*Your objective*
Print, word for word, the opening line of the data below and every line after it through the line that contains "2, 14, 15];", but not the pictures.

───── Material ─────

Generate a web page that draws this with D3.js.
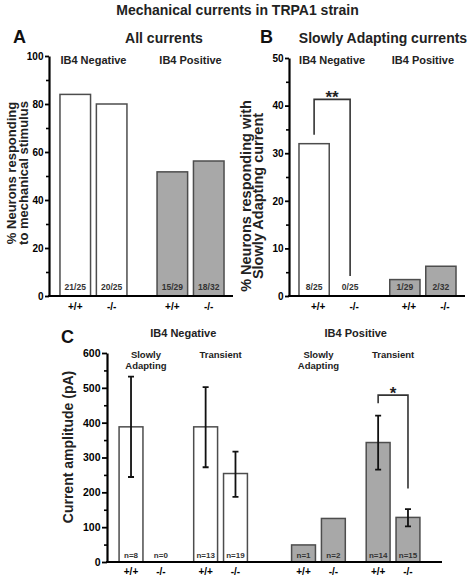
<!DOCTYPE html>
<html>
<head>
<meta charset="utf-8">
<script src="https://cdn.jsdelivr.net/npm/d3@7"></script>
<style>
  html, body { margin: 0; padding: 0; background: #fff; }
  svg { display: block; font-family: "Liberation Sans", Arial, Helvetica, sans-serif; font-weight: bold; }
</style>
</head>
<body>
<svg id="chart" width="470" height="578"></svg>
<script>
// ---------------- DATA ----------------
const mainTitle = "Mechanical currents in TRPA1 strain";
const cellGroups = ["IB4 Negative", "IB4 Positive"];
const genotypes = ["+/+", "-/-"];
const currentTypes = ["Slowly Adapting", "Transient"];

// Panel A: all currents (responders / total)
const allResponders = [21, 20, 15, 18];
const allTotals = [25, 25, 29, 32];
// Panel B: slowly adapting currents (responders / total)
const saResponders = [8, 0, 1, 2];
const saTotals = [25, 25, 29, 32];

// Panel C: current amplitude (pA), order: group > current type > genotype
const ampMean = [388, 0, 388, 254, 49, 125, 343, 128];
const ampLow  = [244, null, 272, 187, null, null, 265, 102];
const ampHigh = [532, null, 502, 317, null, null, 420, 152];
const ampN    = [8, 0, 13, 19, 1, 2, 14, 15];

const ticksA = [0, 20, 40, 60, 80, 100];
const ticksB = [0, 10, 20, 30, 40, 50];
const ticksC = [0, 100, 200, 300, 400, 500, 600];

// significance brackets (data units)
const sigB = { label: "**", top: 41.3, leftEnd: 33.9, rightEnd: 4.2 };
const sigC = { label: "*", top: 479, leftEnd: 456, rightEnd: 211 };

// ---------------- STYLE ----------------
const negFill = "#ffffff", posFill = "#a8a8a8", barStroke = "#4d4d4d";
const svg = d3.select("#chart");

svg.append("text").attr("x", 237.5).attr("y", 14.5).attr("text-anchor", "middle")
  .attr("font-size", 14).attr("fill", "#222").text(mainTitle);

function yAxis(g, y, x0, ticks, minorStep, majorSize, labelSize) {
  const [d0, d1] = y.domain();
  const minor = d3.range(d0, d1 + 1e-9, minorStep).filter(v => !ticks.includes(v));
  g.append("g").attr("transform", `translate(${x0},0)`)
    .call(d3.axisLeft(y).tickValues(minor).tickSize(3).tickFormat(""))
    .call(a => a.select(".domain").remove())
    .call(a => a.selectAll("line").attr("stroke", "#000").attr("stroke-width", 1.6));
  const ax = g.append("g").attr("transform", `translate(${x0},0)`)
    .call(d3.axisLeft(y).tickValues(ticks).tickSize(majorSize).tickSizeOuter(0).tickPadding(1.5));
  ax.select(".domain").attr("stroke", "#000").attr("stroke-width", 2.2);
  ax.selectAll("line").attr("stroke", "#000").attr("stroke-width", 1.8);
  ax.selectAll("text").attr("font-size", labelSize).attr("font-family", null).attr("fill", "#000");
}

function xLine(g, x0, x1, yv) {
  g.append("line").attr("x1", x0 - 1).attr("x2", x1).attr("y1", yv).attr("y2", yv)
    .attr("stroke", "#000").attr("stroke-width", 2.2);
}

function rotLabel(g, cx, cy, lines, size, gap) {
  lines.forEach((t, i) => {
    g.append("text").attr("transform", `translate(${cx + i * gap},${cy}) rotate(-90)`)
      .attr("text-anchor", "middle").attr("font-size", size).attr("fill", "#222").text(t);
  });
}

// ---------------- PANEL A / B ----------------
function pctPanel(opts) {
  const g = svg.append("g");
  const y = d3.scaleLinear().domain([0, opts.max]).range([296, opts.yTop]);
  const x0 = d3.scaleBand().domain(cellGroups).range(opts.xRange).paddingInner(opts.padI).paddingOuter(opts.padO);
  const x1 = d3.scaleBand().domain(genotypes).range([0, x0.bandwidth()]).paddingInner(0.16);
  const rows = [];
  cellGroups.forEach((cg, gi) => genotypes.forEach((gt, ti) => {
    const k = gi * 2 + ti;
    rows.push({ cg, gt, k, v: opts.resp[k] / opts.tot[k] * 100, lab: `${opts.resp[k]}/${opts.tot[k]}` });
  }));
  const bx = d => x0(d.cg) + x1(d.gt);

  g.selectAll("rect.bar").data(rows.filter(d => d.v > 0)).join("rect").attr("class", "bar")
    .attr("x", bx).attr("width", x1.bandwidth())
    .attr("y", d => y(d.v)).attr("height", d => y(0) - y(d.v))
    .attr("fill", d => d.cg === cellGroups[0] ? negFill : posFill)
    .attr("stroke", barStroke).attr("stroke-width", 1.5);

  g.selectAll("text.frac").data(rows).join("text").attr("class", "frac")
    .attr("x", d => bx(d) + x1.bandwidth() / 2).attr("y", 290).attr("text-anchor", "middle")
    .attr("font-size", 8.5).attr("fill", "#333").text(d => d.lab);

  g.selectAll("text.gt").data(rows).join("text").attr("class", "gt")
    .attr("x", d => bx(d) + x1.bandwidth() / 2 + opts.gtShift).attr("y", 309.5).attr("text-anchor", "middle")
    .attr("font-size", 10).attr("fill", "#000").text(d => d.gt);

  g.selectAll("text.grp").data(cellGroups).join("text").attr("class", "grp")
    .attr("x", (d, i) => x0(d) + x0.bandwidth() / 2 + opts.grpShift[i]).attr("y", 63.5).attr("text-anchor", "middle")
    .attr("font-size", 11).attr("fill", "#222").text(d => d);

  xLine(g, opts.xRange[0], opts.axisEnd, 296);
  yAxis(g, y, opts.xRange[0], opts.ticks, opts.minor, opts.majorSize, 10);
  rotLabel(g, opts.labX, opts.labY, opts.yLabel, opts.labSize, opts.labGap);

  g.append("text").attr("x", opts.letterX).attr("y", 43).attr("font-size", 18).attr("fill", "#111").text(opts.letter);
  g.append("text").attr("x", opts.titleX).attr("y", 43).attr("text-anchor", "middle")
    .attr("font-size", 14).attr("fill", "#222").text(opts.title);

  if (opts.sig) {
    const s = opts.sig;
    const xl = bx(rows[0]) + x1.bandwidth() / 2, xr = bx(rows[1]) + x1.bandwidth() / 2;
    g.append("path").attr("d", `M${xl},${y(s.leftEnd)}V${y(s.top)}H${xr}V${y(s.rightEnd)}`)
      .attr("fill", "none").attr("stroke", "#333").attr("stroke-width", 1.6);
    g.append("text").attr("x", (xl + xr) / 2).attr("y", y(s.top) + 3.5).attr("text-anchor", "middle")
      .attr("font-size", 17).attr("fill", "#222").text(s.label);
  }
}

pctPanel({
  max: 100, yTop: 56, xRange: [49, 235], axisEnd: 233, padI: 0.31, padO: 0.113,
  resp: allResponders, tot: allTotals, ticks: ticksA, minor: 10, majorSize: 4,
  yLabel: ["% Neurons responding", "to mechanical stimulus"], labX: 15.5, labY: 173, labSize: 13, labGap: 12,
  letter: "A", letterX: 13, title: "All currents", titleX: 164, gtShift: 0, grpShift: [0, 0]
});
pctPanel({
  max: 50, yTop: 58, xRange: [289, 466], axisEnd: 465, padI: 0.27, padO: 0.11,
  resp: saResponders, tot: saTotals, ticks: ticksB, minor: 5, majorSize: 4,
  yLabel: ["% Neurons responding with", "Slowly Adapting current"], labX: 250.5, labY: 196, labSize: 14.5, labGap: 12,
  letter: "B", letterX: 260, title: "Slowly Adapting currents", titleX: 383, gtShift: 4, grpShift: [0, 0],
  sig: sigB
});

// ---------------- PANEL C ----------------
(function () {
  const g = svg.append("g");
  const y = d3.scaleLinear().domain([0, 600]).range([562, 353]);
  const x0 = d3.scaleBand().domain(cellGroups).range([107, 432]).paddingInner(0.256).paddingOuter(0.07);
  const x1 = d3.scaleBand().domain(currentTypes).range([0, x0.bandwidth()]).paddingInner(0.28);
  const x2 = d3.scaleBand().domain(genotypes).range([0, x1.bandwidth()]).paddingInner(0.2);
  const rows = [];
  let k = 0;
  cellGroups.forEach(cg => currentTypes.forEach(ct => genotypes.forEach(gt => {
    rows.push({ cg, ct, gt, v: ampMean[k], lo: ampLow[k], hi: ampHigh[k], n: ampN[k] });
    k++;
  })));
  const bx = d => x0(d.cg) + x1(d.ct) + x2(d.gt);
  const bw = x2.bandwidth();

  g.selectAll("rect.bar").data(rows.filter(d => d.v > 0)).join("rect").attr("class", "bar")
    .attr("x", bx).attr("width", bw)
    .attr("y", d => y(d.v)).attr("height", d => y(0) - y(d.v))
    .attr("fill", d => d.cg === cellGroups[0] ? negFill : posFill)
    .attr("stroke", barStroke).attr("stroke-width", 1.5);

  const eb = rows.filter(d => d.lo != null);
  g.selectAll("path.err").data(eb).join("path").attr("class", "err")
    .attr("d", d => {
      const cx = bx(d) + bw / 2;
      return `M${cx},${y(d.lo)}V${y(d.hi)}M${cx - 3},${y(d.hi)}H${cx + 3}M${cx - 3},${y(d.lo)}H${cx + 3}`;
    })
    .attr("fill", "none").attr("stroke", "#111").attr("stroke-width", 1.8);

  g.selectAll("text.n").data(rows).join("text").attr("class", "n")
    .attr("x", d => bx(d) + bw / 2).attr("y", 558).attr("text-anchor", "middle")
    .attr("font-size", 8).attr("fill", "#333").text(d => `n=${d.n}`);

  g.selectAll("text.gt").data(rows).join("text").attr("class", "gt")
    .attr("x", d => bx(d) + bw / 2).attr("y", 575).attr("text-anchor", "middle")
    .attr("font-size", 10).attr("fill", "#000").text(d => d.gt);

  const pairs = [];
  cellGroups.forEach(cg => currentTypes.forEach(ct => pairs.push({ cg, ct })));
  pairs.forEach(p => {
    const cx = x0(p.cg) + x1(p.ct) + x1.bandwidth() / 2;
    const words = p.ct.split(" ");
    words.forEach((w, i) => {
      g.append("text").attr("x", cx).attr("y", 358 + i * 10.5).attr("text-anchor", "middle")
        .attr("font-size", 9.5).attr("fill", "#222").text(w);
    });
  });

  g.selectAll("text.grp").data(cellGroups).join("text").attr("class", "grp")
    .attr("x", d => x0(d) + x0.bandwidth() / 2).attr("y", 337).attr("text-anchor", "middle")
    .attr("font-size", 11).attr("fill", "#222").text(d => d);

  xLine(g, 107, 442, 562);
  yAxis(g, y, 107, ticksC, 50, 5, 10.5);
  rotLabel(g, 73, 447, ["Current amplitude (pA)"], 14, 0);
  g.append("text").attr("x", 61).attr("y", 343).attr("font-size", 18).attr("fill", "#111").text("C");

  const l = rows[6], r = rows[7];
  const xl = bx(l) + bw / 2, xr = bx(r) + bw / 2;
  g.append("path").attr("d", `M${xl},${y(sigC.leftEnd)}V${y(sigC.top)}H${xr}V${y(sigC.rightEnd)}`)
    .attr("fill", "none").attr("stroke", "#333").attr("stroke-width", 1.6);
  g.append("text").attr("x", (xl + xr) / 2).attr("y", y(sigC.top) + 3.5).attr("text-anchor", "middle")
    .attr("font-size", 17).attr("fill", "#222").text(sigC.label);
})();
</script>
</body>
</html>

─────

*Full answer*
Generate a web page that draws this with D3.js.
<!DOCTYPE html>
<html>
<head>
<meta charset="utf-8">
<script src="https://cdn.jsdelivr.net/npm/d3@7"></script>
<style>
  html, body { margin: 0; padding: 0; background: #fff; }
  svg { display: block; font-family: "Liberation Sans", Arial, Helvetica, sans-serif; font-weight: bold; }
</style>
</head>
<body>
<svg id="chart" width="470" height="578"></svg>
<script>
// ---------------- DATA ----------------
const mainTitle = "Mechanical currents in TRPA1 strain";
const cellGroups = ["IB4 Negative", "IB4 Positive"];
const genotypes = ["+/+", "-/-"];
const currentTypes = ["Slowly Adapting", "Transient"];

// Panel A: all currents (responders / total)
const allResponders = [21, 20, 15, 18];
const allTotals = [25, 25, 29, 32];
// Panel B: slowly adapting currents (responders / total)
const saResponders = [8, 0, 1, 2];
const saTotals = [25, 25, 29, 32];

// Panel C: current amplitude (pA), order: group > current type > genotype
const ampMean = [388, 0, 388, 254, 49, 125, 343, 128];
const ampLow  = [244, null, 272, 187, null, null, 265, 102];
const ampHigh = [532, null, 502, 317, null, null, 420, 152];
const ampN    = [8, 0, 13, 19, 1, 2, 14, 15];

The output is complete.